Crónicas

Os primos embarcados

A emigração fizera o mesmo a todas as famílias, dividira, trouxera saudades e aquela mágoa

A história das férias grandes no Laranjal não se pode contar sem falar dos primos do lado da minha mãe, que eram muitos e, ano sim, ano não, apareciam para ver a Celina, tão bem falada e alegre. Dava-lhes saudades e a prima era parte da infância e da memória de uma ilha que tinham deixado novos para ganhar asas na Venezuela, na África do Sul e no Brasil.

Os primos embarcados apareciam sem aviso e acenavam sorridentes da porta do caminho, enquanto a minha mãe desesperava. O senhor António dera pressa ao bordado e não lhe sobrara tempo para lavar a loiça do almoço. Lembro-me de a ver a arrumar as linhas, o dedal e a tesoura já a pensar se havia umas broas de mel e umas azeitonas para servir, que ficava feio não ter o que oferecer.

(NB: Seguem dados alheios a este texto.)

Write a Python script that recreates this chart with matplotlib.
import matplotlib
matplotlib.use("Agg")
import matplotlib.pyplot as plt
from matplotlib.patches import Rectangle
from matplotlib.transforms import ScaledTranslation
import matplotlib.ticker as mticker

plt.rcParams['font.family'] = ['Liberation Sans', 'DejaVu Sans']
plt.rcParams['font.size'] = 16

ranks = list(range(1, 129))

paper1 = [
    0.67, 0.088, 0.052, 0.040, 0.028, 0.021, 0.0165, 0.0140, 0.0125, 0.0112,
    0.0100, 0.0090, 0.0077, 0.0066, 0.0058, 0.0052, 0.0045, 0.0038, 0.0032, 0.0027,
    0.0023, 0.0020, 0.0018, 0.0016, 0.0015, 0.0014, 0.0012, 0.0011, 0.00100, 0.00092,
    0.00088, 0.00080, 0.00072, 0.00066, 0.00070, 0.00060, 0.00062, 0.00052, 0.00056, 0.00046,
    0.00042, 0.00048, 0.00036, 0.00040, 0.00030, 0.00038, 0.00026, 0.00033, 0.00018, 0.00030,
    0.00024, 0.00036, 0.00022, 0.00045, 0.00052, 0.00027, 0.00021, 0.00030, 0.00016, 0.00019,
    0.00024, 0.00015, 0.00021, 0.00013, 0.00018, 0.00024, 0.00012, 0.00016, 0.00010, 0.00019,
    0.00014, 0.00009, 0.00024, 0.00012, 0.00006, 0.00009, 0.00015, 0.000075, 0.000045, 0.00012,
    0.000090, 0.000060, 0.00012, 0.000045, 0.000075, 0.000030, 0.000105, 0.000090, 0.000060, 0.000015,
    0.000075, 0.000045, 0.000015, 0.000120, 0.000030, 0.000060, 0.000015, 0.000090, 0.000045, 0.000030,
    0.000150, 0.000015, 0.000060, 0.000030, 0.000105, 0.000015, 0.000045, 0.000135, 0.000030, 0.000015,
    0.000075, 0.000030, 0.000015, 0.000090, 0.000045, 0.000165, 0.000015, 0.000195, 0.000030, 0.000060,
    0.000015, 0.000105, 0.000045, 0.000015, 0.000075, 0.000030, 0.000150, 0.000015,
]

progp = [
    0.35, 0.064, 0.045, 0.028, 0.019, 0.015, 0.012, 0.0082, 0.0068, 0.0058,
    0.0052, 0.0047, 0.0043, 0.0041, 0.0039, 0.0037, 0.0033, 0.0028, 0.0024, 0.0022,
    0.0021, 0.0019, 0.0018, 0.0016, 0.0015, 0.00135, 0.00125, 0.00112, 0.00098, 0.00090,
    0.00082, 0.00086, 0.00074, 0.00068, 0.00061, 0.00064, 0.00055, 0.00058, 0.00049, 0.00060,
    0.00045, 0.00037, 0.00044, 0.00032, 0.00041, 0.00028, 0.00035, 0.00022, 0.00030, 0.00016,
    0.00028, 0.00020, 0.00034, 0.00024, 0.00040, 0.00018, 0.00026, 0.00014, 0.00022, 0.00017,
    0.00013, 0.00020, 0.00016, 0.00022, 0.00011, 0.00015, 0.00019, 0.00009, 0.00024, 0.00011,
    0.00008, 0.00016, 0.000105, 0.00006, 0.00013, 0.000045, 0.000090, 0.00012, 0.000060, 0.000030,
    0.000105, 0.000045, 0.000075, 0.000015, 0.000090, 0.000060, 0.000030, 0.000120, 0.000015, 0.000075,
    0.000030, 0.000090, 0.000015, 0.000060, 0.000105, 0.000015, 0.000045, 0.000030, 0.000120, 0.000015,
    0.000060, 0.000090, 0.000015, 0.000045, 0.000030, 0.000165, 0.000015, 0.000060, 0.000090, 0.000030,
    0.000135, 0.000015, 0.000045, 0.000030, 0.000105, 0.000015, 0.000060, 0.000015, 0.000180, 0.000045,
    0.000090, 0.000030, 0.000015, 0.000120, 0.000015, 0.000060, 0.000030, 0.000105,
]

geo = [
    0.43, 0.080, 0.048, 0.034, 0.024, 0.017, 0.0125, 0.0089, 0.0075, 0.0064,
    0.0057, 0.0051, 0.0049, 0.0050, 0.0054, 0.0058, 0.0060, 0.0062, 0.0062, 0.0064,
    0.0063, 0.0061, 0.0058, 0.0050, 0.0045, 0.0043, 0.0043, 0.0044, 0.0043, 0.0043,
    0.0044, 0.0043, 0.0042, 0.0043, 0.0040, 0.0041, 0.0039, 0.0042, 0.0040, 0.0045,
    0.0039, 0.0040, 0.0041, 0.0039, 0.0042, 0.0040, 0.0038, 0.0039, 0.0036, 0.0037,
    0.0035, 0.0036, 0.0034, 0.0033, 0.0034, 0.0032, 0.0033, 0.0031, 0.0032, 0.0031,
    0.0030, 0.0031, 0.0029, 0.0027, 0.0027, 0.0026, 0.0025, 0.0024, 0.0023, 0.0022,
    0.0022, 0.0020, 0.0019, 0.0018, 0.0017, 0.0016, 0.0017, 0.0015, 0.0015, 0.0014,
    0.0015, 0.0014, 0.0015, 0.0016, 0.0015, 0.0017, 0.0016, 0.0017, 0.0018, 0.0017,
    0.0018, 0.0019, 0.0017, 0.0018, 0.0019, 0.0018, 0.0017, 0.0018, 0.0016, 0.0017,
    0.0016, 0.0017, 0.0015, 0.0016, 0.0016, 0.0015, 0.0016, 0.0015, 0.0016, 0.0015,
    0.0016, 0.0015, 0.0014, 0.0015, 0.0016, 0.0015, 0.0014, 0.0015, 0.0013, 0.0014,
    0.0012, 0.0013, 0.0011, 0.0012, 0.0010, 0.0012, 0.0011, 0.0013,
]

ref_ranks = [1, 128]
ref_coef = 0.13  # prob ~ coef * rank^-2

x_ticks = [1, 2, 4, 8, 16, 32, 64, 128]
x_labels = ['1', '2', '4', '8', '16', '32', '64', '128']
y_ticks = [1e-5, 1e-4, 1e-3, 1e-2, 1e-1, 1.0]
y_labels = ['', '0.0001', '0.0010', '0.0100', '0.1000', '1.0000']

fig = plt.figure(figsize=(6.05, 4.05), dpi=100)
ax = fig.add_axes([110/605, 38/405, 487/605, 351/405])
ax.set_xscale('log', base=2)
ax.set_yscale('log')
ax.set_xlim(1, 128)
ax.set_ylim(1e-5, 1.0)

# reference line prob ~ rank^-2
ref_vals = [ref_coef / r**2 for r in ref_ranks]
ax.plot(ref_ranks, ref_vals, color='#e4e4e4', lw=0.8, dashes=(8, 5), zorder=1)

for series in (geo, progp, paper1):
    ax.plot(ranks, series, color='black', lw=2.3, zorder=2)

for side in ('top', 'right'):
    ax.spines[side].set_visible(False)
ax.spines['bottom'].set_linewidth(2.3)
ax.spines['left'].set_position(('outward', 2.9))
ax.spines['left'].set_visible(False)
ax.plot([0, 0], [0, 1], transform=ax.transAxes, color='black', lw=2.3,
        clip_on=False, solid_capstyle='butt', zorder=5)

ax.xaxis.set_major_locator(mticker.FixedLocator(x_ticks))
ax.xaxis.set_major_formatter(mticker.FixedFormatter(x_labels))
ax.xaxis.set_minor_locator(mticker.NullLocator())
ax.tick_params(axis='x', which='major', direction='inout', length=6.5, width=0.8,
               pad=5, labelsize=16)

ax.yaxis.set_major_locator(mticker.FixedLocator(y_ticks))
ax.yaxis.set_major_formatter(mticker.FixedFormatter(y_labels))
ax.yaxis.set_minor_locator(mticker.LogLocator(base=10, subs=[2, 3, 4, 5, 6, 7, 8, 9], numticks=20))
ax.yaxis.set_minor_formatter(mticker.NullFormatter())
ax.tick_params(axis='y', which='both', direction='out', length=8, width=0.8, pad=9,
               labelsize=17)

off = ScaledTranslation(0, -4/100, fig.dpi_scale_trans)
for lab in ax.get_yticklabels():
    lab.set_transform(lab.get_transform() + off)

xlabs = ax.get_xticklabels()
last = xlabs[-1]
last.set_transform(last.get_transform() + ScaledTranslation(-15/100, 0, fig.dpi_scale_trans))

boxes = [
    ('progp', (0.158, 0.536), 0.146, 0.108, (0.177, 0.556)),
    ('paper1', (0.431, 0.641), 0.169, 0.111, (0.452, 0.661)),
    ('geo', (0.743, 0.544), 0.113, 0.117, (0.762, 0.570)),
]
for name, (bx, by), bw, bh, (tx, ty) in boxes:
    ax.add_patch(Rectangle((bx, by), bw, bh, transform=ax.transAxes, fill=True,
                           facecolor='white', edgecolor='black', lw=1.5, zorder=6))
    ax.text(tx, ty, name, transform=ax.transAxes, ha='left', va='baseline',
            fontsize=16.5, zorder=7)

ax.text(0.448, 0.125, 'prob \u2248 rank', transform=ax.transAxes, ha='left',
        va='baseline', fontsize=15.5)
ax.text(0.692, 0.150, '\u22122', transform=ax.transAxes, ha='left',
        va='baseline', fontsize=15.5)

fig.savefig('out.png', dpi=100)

Os primos subiam os três lances de degraus e já a porta da sala das visitas estava aberta e a bandeja de casquinha, comprada no Baganho, avançava com os copos bonitos, o licor e o bolo de mel partido em pedacinhos numa taça de vidro trabalhado. A minha mãe podia resmungar, mas recebia bem e ninguém lhe via azedume. Então a família, as primas e os primos?

E não havia silêncios incómodos, dava a impressão de os ter visto no dia anterior. A minha mãe conhecia bem a arte de acolher. E, aqueles desconhecidos sentados na sala dos sofás e da alcatifa, admiravam o quadro grande, o cinzeiro de pé e perguntavam-lhe pela saúde, que era frágil e de crises. A minha mãe sorria, lembrava histórias de quando eram novos e se juntavam todos em casa do meu avô.

A alegria desses tempos esmorecera. A emigração fizera o mesmo a todas as famílias, dividira, trouxera saudades e aquela mágoa. As minhas tias e a minha mãe falavam do Emanuel, da Zélia e do João – os primos da África do Sul – como se ainda ali estivessem, novos, a correr pela fazenda. E era como voltar aos anos 50 e ter connosco as duas primas freiras – a Manuela e a Conceição -, mais o Cipriano, que era frade e o Francisco que vivia na Venezuela.

E, de um certo modo, nem a minha tia Gabriela tinha partido para o Brasil, onde, na verdade, ficou por mais de 50 anos. A primeira vez que a vi era já uma velhinha, uma senhora brasileira a quem as irmãs pagaram uma viagem a casa. Quando chegou a minha mãe já tinha morrido e até essa reunião foi, de certo modo, inquinada por isso de estar embarcado por tantos anos. Embarcar era o nome que o povo dava a emigrar.

E por isso, mesmo com a pressa para entregar o bordado na casa, a minha mãe dava-se ao luxo de se sentar nos sofás da sala das visitas e de acolher aqueles primos. Não eram desconhecidos, eram pessoas da infância da minha mãe e das minhas tias, gente desse tempo ao qual pertencemos como se fosse um país. Lembro-me de que me pareciam estranhos, falavam um português esquisito misturado com inglês ou com castelhano e não percebia a cerimónia de abrir a sala das visitas e da bandeja com bolo e os copos bonitos.

Não tinha idade para saber o que é saudade, o que é nostalgia, nem como a memória nos define e torna importantes as pessoas que fazem parte de passado que é a nossa história.